SET TASK:
In the records that follow, the lines from the one containing "Rebuild this chart" to the one containing "# Intensities are", inclusive, are to be given again exactly.
===== STORED DATA =====
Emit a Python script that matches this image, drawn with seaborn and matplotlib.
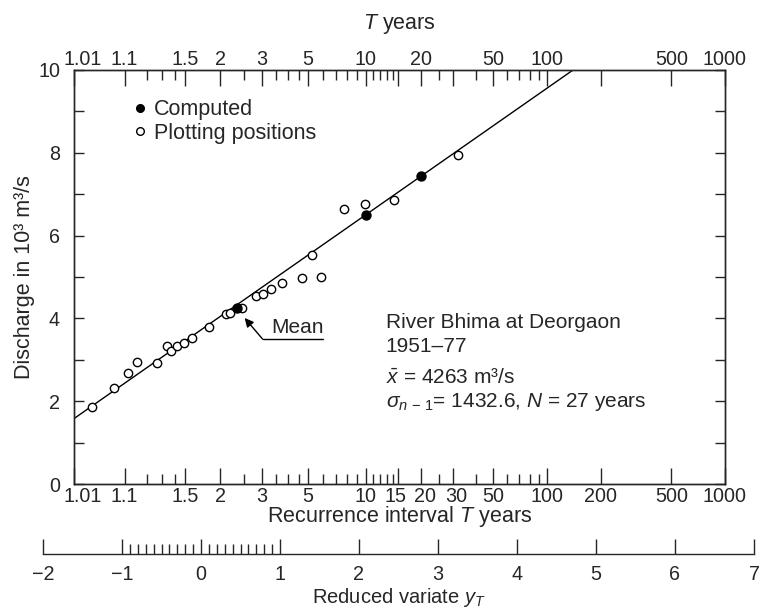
=====
===== STORED DATA =====
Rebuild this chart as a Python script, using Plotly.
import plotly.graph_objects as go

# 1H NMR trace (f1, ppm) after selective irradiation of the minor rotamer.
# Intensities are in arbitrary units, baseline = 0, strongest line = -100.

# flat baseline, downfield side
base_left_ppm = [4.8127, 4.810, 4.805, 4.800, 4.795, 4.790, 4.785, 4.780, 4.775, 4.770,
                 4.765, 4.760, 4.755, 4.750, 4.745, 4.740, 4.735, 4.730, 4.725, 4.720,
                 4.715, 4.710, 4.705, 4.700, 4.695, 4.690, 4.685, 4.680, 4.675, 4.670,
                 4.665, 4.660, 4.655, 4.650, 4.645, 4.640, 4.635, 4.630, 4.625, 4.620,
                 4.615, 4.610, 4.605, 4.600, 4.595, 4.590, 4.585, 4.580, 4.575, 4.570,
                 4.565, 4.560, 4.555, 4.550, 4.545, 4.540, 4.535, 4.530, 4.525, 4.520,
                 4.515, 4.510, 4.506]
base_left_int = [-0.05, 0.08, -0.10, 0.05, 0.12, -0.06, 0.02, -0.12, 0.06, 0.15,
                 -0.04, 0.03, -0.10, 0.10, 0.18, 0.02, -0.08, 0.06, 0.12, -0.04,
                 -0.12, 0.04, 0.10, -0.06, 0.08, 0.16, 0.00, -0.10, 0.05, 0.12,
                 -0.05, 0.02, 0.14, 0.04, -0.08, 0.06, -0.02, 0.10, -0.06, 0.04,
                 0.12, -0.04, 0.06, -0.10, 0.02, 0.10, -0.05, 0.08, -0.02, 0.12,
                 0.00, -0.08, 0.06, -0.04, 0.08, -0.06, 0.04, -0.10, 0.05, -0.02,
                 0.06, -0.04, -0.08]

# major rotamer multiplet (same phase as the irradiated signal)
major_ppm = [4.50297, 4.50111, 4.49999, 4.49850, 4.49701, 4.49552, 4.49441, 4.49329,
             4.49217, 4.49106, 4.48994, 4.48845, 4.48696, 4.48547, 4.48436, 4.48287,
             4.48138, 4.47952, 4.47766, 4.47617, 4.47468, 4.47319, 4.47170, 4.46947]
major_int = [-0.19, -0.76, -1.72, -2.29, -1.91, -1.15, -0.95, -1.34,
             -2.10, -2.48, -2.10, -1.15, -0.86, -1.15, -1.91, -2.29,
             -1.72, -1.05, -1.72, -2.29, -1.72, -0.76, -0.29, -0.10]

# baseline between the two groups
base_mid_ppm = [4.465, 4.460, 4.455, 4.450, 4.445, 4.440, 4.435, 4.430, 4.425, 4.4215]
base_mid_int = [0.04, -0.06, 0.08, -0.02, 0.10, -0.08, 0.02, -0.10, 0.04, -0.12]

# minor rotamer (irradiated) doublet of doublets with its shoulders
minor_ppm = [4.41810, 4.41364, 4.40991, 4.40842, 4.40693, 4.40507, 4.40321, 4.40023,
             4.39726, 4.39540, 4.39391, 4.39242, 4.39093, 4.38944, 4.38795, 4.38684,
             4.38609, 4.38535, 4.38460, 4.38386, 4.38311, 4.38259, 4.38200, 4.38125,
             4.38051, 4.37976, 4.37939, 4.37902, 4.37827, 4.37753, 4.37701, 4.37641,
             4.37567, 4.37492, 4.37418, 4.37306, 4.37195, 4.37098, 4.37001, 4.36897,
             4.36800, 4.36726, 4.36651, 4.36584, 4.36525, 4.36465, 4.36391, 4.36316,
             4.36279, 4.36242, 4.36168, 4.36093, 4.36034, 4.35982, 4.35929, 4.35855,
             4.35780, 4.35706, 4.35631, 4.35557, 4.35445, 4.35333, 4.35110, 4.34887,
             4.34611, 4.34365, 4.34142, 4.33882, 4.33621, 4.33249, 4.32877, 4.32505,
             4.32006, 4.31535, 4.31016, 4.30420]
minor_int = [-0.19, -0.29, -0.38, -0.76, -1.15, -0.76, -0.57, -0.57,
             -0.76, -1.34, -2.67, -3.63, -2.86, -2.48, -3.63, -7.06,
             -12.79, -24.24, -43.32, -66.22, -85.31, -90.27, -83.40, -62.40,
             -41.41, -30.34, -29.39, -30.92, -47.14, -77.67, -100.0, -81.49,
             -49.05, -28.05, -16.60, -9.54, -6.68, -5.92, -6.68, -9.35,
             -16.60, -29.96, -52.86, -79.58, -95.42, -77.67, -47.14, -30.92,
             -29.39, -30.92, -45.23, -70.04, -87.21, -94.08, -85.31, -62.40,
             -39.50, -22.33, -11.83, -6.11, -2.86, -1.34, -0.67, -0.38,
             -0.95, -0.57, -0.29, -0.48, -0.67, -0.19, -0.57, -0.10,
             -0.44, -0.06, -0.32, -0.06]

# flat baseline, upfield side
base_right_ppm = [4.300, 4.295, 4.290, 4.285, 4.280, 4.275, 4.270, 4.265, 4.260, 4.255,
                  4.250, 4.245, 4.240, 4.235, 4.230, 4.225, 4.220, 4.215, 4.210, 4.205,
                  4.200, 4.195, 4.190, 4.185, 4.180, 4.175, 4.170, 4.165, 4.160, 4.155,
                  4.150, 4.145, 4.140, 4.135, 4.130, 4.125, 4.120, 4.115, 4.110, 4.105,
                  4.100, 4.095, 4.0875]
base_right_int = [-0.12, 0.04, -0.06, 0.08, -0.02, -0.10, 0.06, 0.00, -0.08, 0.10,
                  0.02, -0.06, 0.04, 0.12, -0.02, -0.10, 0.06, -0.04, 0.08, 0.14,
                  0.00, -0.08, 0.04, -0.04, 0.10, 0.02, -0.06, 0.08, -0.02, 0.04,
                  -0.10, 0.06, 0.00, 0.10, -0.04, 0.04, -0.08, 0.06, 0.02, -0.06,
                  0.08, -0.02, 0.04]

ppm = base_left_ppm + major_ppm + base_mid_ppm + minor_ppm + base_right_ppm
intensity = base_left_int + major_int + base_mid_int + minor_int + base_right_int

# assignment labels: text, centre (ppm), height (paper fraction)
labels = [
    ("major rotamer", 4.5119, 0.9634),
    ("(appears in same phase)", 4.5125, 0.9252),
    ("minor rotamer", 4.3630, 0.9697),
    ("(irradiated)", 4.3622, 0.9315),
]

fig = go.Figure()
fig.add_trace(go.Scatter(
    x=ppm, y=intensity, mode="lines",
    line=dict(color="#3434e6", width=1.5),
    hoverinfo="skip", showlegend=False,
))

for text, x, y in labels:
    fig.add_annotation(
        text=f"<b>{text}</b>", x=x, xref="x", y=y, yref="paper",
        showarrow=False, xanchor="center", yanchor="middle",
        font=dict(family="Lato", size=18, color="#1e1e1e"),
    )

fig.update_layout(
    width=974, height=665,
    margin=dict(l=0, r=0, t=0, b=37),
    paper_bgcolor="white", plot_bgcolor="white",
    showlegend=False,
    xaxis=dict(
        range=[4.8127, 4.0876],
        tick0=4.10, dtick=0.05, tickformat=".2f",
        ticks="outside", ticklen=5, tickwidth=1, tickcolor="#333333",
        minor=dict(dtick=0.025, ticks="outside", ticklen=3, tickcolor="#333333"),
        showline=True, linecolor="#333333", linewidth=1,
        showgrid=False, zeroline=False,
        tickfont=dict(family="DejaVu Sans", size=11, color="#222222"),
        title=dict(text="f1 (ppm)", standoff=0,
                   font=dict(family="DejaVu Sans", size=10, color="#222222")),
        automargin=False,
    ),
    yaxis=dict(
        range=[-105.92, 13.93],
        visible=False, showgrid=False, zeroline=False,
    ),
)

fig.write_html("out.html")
=====
===== STORED DATA =====
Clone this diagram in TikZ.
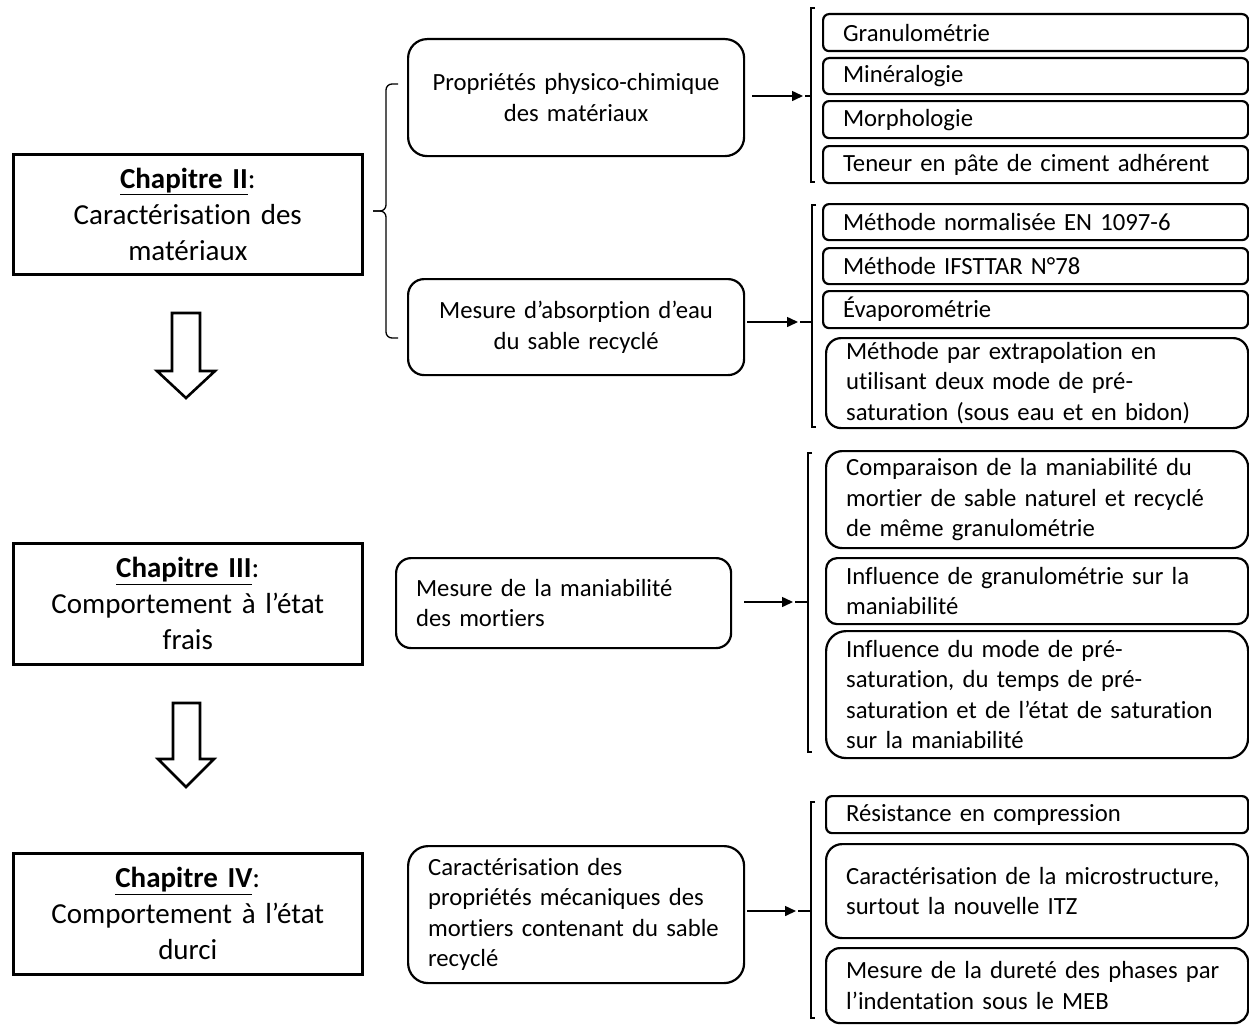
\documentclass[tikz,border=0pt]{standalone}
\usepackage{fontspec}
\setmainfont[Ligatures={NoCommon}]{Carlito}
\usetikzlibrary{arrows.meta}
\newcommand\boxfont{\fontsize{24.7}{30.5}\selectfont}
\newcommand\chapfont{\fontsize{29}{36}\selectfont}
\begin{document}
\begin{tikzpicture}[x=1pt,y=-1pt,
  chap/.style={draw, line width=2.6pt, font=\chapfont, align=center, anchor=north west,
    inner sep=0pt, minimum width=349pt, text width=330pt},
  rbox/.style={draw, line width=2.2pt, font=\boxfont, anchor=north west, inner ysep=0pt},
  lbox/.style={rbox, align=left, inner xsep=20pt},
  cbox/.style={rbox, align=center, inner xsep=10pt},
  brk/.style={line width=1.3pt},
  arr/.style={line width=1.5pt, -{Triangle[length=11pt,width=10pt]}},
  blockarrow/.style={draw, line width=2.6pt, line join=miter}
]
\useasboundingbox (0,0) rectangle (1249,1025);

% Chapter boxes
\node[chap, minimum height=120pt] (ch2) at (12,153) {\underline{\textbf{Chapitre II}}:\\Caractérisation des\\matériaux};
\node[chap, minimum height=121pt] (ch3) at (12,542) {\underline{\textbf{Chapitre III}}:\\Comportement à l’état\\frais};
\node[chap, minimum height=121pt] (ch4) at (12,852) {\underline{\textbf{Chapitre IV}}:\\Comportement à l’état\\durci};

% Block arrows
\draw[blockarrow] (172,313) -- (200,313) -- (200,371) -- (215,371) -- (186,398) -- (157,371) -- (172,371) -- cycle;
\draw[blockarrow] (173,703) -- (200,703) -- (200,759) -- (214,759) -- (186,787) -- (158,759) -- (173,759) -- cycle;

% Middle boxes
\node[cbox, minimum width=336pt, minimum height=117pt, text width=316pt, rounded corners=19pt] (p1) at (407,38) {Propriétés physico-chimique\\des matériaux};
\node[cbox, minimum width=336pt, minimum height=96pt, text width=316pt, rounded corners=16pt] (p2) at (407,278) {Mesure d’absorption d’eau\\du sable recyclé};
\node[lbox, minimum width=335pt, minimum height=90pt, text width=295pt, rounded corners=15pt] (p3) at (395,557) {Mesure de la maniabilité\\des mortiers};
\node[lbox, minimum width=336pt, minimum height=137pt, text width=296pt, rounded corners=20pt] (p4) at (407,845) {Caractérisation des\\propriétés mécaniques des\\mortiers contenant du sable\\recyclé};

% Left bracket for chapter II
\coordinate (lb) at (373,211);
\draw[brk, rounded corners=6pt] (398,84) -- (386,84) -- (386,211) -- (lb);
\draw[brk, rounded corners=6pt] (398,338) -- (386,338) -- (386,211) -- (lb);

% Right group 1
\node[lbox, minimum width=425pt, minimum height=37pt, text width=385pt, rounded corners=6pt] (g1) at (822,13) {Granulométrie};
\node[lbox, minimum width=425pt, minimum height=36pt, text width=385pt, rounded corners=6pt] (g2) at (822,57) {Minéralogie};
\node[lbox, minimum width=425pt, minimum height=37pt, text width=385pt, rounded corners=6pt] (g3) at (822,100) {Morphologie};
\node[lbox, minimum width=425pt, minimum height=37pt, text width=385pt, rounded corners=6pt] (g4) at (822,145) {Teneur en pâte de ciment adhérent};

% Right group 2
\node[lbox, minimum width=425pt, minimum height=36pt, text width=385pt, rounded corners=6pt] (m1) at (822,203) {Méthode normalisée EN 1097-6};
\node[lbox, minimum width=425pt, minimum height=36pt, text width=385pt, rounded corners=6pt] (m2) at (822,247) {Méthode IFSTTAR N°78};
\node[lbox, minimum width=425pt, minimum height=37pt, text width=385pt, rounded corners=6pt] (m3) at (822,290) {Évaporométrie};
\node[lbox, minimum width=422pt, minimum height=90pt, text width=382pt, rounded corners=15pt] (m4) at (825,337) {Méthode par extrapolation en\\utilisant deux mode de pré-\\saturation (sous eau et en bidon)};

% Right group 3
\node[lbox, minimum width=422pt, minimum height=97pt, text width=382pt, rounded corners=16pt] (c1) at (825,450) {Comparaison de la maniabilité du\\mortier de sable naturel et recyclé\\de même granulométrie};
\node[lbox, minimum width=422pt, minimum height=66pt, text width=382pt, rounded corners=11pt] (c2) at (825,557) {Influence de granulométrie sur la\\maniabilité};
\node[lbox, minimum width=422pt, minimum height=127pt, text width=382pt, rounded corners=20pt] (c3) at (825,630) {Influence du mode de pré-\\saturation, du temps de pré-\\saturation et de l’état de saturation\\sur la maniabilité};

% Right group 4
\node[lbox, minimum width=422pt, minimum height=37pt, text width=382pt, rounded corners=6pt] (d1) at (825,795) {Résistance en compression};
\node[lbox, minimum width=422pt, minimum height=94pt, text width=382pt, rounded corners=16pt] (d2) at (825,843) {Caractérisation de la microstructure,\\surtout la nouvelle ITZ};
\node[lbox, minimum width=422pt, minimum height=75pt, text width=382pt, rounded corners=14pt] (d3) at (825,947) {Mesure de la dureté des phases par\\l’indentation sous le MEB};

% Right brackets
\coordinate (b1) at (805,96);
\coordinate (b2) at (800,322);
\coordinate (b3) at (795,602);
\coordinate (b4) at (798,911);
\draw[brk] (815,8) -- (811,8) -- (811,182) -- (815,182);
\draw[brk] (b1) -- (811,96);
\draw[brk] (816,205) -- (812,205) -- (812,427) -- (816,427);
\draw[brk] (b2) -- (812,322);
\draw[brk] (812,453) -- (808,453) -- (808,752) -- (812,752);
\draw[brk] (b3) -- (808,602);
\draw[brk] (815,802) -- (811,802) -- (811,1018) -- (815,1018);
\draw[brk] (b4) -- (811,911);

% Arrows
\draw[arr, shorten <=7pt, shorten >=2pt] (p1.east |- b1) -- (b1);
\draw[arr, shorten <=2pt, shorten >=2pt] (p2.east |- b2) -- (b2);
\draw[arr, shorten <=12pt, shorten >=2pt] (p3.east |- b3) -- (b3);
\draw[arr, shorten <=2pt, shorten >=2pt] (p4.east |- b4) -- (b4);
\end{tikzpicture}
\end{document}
=====
ANSWER TO THIS TASK:
Rebuild this chart as a Python script, using Plotly.
import plotly.graph_objects as go

# 1H NMR trace (f1, ppm) after selective irradiation of the minor rotamer.
# Intensities are in arbitrary units, baseline = 0, strongest line = -100.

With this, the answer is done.